Of his miracles, the most notable was that he raised the King's daughter from the dead, and thereby brought to believe in Christ the King her father, his wife, and all that region. After that the King was dead, Hirtacus, who came after him, was fain to take his daughter Iphigenia to wife, but by the exhortation of Matthew she had made vow of her maidenhood to God, and stood firm to that holy resolution, for which cause Hirtacus commanded to slay the Apostle at the Altar while he was performing the mystery. He crowned the dignity of the Apostleship with the glory of martyrdom upon the 21st day of September. His body had been brought to Salerno, where it was afterwards buried in a Church dedicated in his name during the Popedom of Gregory VII, and there it is held in great worship and sought to by great gatherings of people.
Sermon of St Jerome
The other Evangelists, out of tenderness towards the reputation and honour of Matthew, have abstained from speaking of him as a publican by his ordinary name, and have called him Levi. Both names were his. But Matthew himself (according to that that Solomon hath: The just man is the first to accuse himself, and again, in another place: Declare thou thy sins that thou mayest be justified) doth plainly call himself Matthew the publican, to shew unto his readers that none need be hopeless of salvation if he will but strive to do better, since he himself had been all of a sudden changed from a publican into an Apostle.

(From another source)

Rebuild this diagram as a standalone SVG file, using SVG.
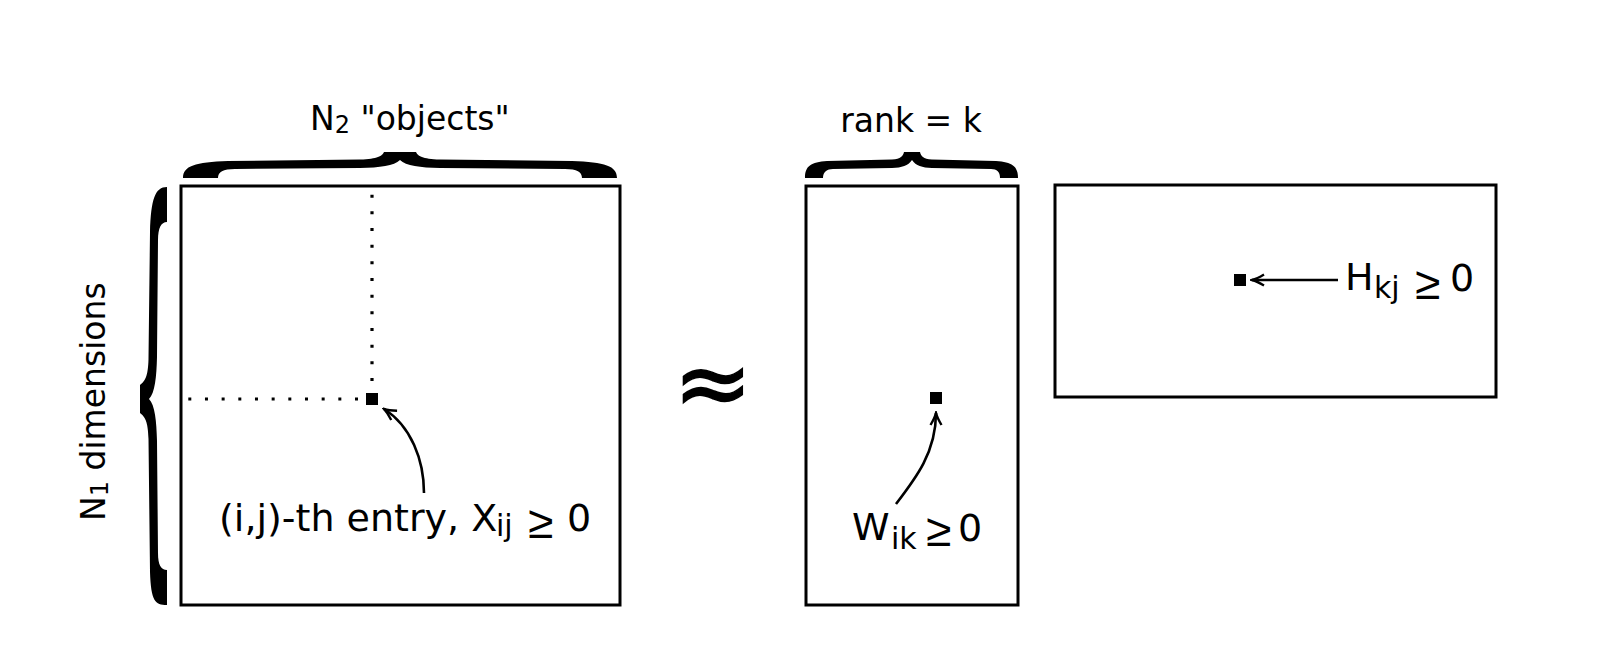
<svg xmlns="http://www.w3.org/2000/svg" width="1600" height="657" viewBox="0 0 1600 657">
<style>
  .box{fill:none;stroke:#000;stroke-width:3}
  .cell{fill:#000}
  .brace{fill:#000}
  .dots{fill:none;stroke:#000;stroke-width:3.2;stroke-dasharray:3 13.67}
  .lbl{font-family:"DejaVu Sans",Verdana,sans-serif;fill:#000}
  .ge{font-family:"Liberation Sans",Arial,sans-serif;fill:#000;font-size:46px}
  .conn{fill:none;stroke:#000;stroke-width:2.6}
</style>
<defs>
  <marker id="arr" viewBox="-14 -8 16 16" refX="0" refY="0" markerWidth="16" markerHeight="16" markerUnits="userSpaceOnUse" orient="auto">
    <path d="M-12,-5.5 Q-5,-1.3 0,0 Q-5,1.3 -12,5.5" fill="none" stroke="#000" stroke-width="2.4"/>
  </marker>
</defs>
<rect width="1600" height="657" fill="#fff"/>

<g id="matrix-X">
  <rect class="box" x="181" y="186" width="439" height="419"/>
  <path class="dots" d="M372,381 V192"/>
  <path class="dots" d="M358,399 H186"/>
  <rect class="cell" x="366" y="393" width="12" height="12"/>
  <text class="lbl" font-size="38" x="219" y="531">(i,j)-th entry, X</text>
  <text class="lbl" font-size="30" x="496" y="536">ij</text>
  <text class="ge" x="528" y="538">≥</text>
  <text class="lbl" font-size="38" x="567" y="531">0</text>
</g>

<g id="brace-N2">
  <path class="brace" d="M183,178 C183,166 195,162 228,161 L360,159.5 C378,159 382,156 384,152 L416,152 C418,156 422,159 440,159.5 L572,161 C605,162 617,166 617,178 L582,178 C582,172 577,169 565,169 L440,168 C420,167.5 406,166 400,160 C394,166 380,167.5 360,168 L235,169 C223,169 218,172 218,178 Z"/>
  <text class="lbl" font-size="33" x="310" y="130">N<tspan font-size="24" dy="3">2</tspan><tspan dy="-3"> "objects"</tspan></text>
</g>

<g id="brace-N1">
  <path class="brace" d="M167,187 C155,187 151,199 150,232 L148.5,359 C148,377 145,381 140,385 L140,413 C145,417 148,421 148.5,439 L150,572 C151,601 155,605 167,605 L167,570 C161,570 158,565 158,553 L157,441 C156.5,421 155,405 149,399 C155,393 156.5,377 157,357 L158,240 C158,228 161,222 167,222 Z"/>
  <text class="lbl" font-size="33" transform="translate(105,521) rotate(-90)">N<tspan font-size="24" dy="3">1</tspan><tspan dy="-3"> dimensions</tspan></text>
</g>

<g id="approx">
  <text class="lbl" font-size="94" x="713" y="415" text-anchor="middle" stroke="#000" stroke-width="1.5">≈</text>
</g>

<g id="matrix-W">
  <rect class="box" x="806" y="186" width="212" height="419"/>
  <rect class="cell" x="930" y="392" width="12" height="12"/>
  <text class="lbl" font-size="38" x="852" y="540">W</text>
  <text class="lbl" font-size="30" x="891" y="549">ik</text>
  <text class="ge" x="926" y="546">≥</text>
  <text class="lbl" font-size="38" x="958" y="541">0</text>
</g>

<g id="brace-rank">
  <path class="brace" d="M805,178 C805,166 811,162 827,161 L892,159.5 C901,159 903,156 904,152 L920,152 C921,156 923,159 932,159.5 L996,161 C1012,162 1018,166 1018,178 L1000,178 C1000,172 997,169 991,169 L932,168 C922,167.5 916,166 912,160 C908,166 902,167.5 892,168 L833,169 C827,169 823,172 823,178 Z"/>
  <text class="lbl" font-size="33" x="911" y="132" text-anchor="middle">rank = k</text>
</g>

<g id="matrix-H">
  <rect class="box" x="1055" y="185" width="441" height="212"/>
  <rect class="cell" x="1234" y="274" width="12" height="12"/>
  <text class="lbl" font-size="38" x="1345" y="290">H</text>
  <text class="lbl" font-size="30" x="1374" y="298">kj</text>
  <text class="ge" x="1415" y="299">≥</text>
  <text class="lbl" font-size="38" x="1450" y="291">0</text>
</g>

<g id="connectors">
  <path class="conn" d="M424,493 C424,460 411,426 384,409" marker-end="url(#arr)"/>
  <path class="conn" d="M896,504 C916,478 936,452 936,413" marker-end="url(#arr)"/>
  <path class="conn" d="M1338,280 H1252" marker-end="url(#arr)"/>
</g>
</svg>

Porphyry and the Emperor Julian the Apostate will have it that the account of this call of Matthew is either a stupid blunder on the part of a lying writer, or else that it sheweth what fools they were who followed the Saviour, to go senselessly after any one who called them. But there can be no doubt that before the Apostles believed they had considered the great signs and works of power which had gone before. Moreover, the glory and majesty of the hidden God, which shone somewhat through the Face of the Man Christ Jesus, were enough to draw them which gazed thereon, even at first sight. For if there be in a stone a magnetic power which can make rings and straws and rods come and cleave thereunto, how much more must not the Lord of all creatures have been able to draw unto himself them whom he called?